Job:
Give only the count of lines containing "this".

The records:
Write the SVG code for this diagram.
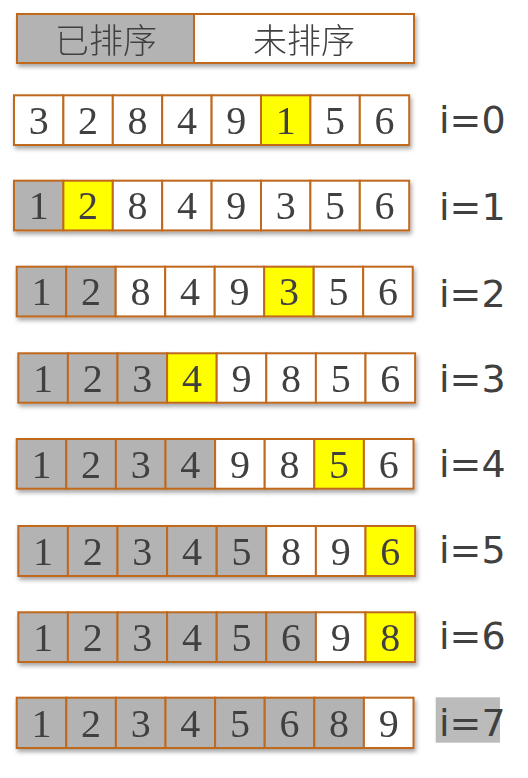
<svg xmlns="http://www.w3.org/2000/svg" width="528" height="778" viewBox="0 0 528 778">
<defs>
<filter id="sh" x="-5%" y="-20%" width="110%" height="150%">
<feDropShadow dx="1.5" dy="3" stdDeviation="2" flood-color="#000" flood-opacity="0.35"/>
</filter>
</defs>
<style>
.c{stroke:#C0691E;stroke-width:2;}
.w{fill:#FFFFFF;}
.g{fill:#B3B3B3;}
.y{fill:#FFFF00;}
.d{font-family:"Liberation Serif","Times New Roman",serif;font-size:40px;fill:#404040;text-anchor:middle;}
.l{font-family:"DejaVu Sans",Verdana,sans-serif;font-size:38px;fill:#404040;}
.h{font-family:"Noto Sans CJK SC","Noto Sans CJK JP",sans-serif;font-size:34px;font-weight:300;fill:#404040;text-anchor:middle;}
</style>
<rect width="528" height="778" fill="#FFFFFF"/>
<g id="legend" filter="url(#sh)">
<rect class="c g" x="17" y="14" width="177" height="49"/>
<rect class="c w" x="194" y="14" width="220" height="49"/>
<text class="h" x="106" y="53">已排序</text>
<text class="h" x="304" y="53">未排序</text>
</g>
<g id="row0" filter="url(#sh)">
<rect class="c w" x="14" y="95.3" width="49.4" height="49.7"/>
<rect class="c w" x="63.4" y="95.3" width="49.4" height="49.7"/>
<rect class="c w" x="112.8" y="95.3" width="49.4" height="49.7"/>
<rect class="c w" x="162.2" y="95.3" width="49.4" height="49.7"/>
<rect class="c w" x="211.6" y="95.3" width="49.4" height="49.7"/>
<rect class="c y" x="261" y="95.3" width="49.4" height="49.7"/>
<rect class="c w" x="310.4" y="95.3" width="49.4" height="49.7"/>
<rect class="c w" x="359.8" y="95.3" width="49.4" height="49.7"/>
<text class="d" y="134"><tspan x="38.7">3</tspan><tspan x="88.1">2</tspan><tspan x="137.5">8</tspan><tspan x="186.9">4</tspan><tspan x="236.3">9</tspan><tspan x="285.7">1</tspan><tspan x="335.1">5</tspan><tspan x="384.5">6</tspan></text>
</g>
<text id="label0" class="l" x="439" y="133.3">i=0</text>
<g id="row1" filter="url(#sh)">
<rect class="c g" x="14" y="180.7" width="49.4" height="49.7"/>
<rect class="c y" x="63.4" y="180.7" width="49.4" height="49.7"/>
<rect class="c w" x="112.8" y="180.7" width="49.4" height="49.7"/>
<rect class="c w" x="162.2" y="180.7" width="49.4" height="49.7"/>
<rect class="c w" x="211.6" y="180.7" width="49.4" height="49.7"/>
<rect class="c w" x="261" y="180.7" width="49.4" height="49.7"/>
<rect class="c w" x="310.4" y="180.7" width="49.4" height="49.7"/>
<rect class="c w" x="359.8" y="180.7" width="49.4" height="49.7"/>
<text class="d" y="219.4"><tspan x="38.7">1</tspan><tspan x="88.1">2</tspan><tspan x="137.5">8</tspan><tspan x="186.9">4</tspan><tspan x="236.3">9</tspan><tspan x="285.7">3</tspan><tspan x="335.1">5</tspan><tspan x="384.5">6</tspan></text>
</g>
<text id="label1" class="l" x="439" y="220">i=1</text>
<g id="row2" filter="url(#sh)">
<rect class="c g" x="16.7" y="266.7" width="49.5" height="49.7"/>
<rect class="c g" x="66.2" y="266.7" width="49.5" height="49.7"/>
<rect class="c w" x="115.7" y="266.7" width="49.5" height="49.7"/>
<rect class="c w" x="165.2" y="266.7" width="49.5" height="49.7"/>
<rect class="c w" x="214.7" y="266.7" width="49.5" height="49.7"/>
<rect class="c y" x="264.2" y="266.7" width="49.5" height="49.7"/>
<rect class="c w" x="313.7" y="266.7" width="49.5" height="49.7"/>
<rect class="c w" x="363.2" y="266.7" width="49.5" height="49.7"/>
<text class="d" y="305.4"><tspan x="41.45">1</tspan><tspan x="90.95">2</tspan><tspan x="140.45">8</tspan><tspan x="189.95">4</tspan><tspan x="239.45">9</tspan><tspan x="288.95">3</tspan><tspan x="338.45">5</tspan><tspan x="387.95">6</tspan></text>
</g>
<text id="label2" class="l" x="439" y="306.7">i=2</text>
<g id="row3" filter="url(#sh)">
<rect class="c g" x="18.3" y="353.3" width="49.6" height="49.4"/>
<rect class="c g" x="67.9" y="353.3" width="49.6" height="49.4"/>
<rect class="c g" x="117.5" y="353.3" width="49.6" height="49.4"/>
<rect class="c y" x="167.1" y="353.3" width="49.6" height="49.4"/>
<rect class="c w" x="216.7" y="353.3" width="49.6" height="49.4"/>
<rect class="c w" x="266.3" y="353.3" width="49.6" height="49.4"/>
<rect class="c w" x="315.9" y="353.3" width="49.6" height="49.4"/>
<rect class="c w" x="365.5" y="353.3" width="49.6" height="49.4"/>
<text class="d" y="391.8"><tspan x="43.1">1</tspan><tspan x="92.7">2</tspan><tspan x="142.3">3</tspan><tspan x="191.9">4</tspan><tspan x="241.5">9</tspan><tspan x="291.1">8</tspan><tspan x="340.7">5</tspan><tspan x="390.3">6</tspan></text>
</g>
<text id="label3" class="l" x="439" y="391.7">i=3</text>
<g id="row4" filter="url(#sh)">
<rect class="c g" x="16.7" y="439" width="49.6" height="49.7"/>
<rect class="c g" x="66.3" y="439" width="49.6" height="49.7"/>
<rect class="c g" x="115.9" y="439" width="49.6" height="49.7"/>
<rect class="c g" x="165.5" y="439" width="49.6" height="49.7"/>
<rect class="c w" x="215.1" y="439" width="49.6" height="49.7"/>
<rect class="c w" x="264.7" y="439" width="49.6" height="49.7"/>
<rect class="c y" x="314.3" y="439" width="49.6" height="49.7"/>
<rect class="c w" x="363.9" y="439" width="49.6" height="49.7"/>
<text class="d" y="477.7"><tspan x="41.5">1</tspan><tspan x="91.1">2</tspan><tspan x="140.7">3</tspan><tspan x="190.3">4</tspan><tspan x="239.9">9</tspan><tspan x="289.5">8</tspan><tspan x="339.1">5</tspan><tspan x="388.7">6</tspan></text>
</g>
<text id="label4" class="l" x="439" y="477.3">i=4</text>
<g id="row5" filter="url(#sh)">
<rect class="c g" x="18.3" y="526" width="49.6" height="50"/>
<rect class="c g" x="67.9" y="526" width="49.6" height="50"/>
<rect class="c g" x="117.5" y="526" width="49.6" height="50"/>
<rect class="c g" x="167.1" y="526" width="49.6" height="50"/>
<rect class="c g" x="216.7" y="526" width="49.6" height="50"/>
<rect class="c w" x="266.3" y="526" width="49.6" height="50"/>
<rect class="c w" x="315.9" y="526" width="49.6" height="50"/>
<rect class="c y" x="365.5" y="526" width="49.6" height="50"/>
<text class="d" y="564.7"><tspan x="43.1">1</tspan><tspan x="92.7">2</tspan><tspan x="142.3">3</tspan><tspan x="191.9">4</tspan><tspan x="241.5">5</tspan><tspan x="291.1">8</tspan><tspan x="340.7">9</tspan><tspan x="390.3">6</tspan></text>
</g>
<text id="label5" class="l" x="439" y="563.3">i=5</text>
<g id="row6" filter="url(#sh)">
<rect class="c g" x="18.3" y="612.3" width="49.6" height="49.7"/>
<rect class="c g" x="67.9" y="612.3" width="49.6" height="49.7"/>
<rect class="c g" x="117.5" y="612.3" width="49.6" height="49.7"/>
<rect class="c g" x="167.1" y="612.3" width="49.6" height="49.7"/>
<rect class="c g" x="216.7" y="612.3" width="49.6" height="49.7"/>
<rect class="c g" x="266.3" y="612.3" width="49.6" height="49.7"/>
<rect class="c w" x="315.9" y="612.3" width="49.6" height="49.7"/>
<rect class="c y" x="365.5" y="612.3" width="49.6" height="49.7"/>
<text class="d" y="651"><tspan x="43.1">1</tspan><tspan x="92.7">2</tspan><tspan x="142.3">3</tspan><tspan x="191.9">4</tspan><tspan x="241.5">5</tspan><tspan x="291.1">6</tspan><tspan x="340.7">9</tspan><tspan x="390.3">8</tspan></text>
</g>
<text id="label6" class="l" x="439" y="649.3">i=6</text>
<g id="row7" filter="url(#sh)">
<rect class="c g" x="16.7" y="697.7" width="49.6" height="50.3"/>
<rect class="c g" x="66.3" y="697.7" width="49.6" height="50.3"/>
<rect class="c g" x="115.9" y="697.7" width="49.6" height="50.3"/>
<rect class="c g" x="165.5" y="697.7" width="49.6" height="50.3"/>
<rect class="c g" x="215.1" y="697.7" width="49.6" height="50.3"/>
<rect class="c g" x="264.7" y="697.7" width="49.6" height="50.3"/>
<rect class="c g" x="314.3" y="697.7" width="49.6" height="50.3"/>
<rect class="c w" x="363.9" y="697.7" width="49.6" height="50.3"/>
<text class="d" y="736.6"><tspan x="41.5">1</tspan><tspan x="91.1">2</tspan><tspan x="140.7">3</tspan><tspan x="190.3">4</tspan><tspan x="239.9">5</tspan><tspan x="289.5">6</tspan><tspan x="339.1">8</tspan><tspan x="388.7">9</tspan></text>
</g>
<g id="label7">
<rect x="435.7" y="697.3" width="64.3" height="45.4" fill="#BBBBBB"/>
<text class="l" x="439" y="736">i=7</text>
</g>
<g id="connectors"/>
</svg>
---
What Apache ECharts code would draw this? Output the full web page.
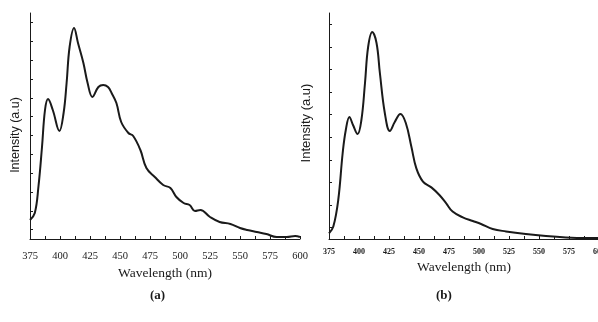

Full solution:
2